The dollar managed to hold on rather well last week, considering that the only US data point of the last few weeks (the September CPI report) all but guaranteed cuts at the next two Federal Reserve meetings.
The Fed is universally expected to slash rates again on Wednesday, notwithstanding the government shutdown, as there is nothing in the delayed data that could have conceivably derailed an October cut. We expect Chair Powell to firmly hint at another rate reduction in December, in line with the FOMC’s latest dot plot. There is considerable uncertainty about its future course, however. US inflation remains significantly above target, and there is little to go on about the state of the economy given the federal shutdown.
The ECB October meeting follows a day later, but rates are expected to remain unchanged for the foreseeable future. All eyes will instead be on Thursday’s meeting between Trump and Chinese President Xi, with markets positioning for some good news following reports that a framework for a trade deal had been reached over the weekend. Whether this results in the signing of a deal or another tariff delay remains to be seen, but investors will just be pleased that the threat of exorbitantly high levies has been seemingly averted.
GBP
The September inflation report out of the UK provided welcome news for the Bank of England. Inflation undershot expectations and was unchanged from the previous month at 3.8%, while the core subindex actually receded slightly to 3.5%. This has revived the possibility of an MPC cut in December, with swap markets now seeing around a two-in-three chance of another rate reduction before the year is out.
We are not convinced, however. It still holds true that UK inflation remains much closer to 4% than 3%, and still almost double the Bank of England’s 2% target, with no concrete evidence as of yet that price pressures have indeed peaked. In the absence of a marked deterioration in activity data, we think that the MPC will probably err on the side of caution and stay put for now, which should be marginally positive for the pound. The real wildcard here is, of course, the Autumn Budget, as a tax-heavy, anti-growth fiscal policy could elicit a more dovish retort on the monetary policy side.
EUR
An unexpected pickup in the Eurozone PMIs of business activity provides important validation for our view that the ECB's rate-cutting cycle has come to an end. We expect this week's meeting to be a non-event, with President Lagarde set to signal little appetite for further easing. The improvement in the PMIs was particularly notable in the German services sector, perhaps an early sign that the fiscal stimulus package is starting to be felt. Activity in France, on the other hand, continues to contract, partly in response to the acute uncertainty created by the recent political malaise.

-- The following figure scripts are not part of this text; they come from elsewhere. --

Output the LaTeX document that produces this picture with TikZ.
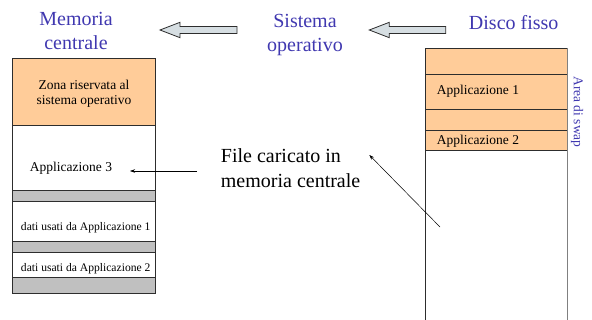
\documentclass[tikz,border=0pt]{standalone}
\usepackage{fontspec}
\setmainfont{Liberation Serif}
\usetikzlibrary{arrows.meta}
\definecolor{ttl}{RGB}{64,56,176}
\definecolor{peach}{RGB}{255,204,153}
\definecolor{bandgrey}{RGB}{192,192,192}
\definecolor{arrfill}{RGB}{214,222,226}
\definecolor{edge}{RGB}{45,45,45}
\begin{document}
\begin{tikzpicture}[x=1pt,y=-1pt,
  seg/.style={draw=edge, line width=0.9pt, inner sep=0pt, outer sep=0pt},
  lbl/.style={font=\fontsize{13.5}{15}\selectfont, inner sep=0pt},
  sml/.style={font=\fontsize{11.6}{13}\selectfont, inner sep=0pt},
  ttlst/.style={text=ttl, font=\fontsize{20}{24}\selectfont, align=center, inner sep=0pt},
  bigtxt/.style={font=\fontsize{20}{25}\selectfont, align=left, inner sep=0pt},
  barrow/.style={draw=edge, fill=arrfill, line width=0.8pt, line join=miter},
  thinarrow/.style={draw=black, line width=0.5pt, -{Stealth[length=5pt,width=3.5pt]}}]
\useasboundingbox (0,0) rectangle (592,320);
% titles
\node[ttlst] (mem) at (76,31) {Memoria\\centrale};
\node[ttlst] (so) at (305,35) {Sistema\\operativo};
\node[ttlst] (disco) at (513.7,23) {Disco fisso};
% block arrows
\coordinate (tipA) at (160,30);
\coordinate (tipB) at (369.3,30);
\draw[barrow] (tipA) -- ++(20,-7.7) -- ++(0,4.2) -- ++(57,0) -- ++(0,7) -- ++(-57,0) -- ++(0,4.2) -- cycle;
\draw[barrow] (tipB) -- ++(20,-7.7) -- ++(0,4.2) -- ++(56.4,0) -- ++(0,7) -- ++(-56.4,0) -- ++(0,4.2) -- cycle;
% memoria centrale
\node[seg, fill=peach, minimum width=143pt, minimum height=67pt] (zona) at (83.5,91.5) {};
\node[seg, fill=white, minimum width=143pt, minimum height=65.7pt] (m1) at (83.5,157.85) {};
\node[seg, fill=bandgrey, minimum width=143pt, minimum height=10.3pt] (g1) at (83.5,195.85) {};
\node[seg, fill=white, minimum width=143pt, minimum height=40.7pt] (m2) at (83.5,221.35) {};
\node[seg, fill=bandgrey, minimum width=143pt, minimum height=10.6pt] (g2) at (83.5,247) {};
\node[seg, fill=white, minimum width=143pt, minimum height=25pt] (m3) at (83.5,264.8) {};
\node[seg, fill=bandgrey, minimum width=143pt, minimum height=16pt] (g3) at (83.5,285.3) {};
\node[lbl, align=center] (zonatxt) at (84,93.5) {Zona riservata al\\sistema operativo};
\node[lbl] (app3) at (71,168.5) {Applicazione 3};
\node[sml] (d1t) at (85.7,228) {dati usati da Applicazione 1};
\node[sml] (d2t) at (85.7,268.6) {dati usati da Applicazione 2};
% disco fisso
\node[seg, fill=peach, minimum width=142.7pt, minimum height=25.7pt] (k0) at (496.35,61.15) {};
\node[seg, fill=peach, minimum width=142.7pt, minimum height=35.3pt] (k1) at (496.35,91.65) {};
\node[seg, fill=peach, minimum width=142.7pt, minimum height=20.7pt] (k2) at (496.35,119.65) {};
\node[seg, fill=peach, minimum width=142.7pt, minimum height=20pt] (k3) at (496.35,140) {};
\node[seg, fill=white, minimum width=142.7pt, minimum height=190pt] (k4) at (496.35,245) {};
\draw[draw=gray, line width=1pt] (k0.north east) -- (k4.south east);
\node[lbl, anchor=west] (a1) at (436.7,91) {Applicazione 1};
\node[lbl, anchor=west] (a2) at (436.7,141.5) {Applicazione 2};
\node[lbl, text=ttl, rotate=-90] (swap) at (577,112) {Area di swap};
% file caricato
\node[bigtxt, anchor=west] (file) at (220.7,168) {File caricato in\\memoria centrale};
\coordinate (fromFile) at (197,171);
\coordinate (toApp3) at (130,171);
\draw[thinarrow] (fromFile) -- (toApp3);
\coordinate (fromDisk) at (440,227);
\coordinate (toFile) at (369.3,155);
\draw[thinarrow] (fromDisk) -- (toFile);
\end{tikzpicture}
\end{document}
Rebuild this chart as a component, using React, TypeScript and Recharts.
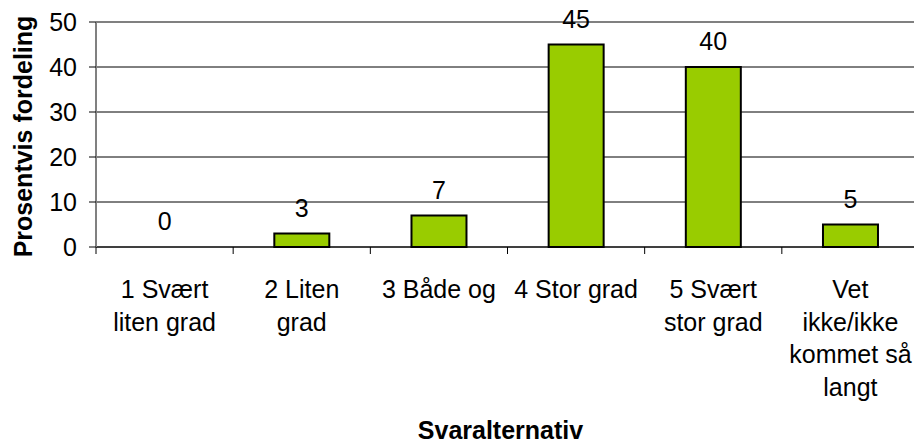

Both the PMIs and the ECB's hawkish stance should, we believe, provide some modest support for the euro into year end. News of a US-China trade deal should, at the margin, also be positive for the common currency, given the bloc’s relatively high exposure to the Chinese economy.
USD
Despite the ongoing federal government shutdown, which looks highly likely to oust the 2018/19 closure as the longest on record, we finally received some first tier economic data out of the US last week. The delayed September inflation report came in slightly lower than expected, with the headline number falling to 3% for the first time since January. This remains significantly above target, however, and has been for the past four years, with the Federal Reserve itself expecting inflation above 2% until 2028.
None of this seems likely to stop the Fed from lowering rates again on Wednesday, or at its subsequent meeting in December. Yet, the outlook for rates next year is shrouded in uncertainty, particularly given the near complete absence of reliable economic data amid the government shutdown. We still think that the path of least resistance for the dollar is lower in the medium-term, and a more accommodative Fed in 2026 would merely support this view.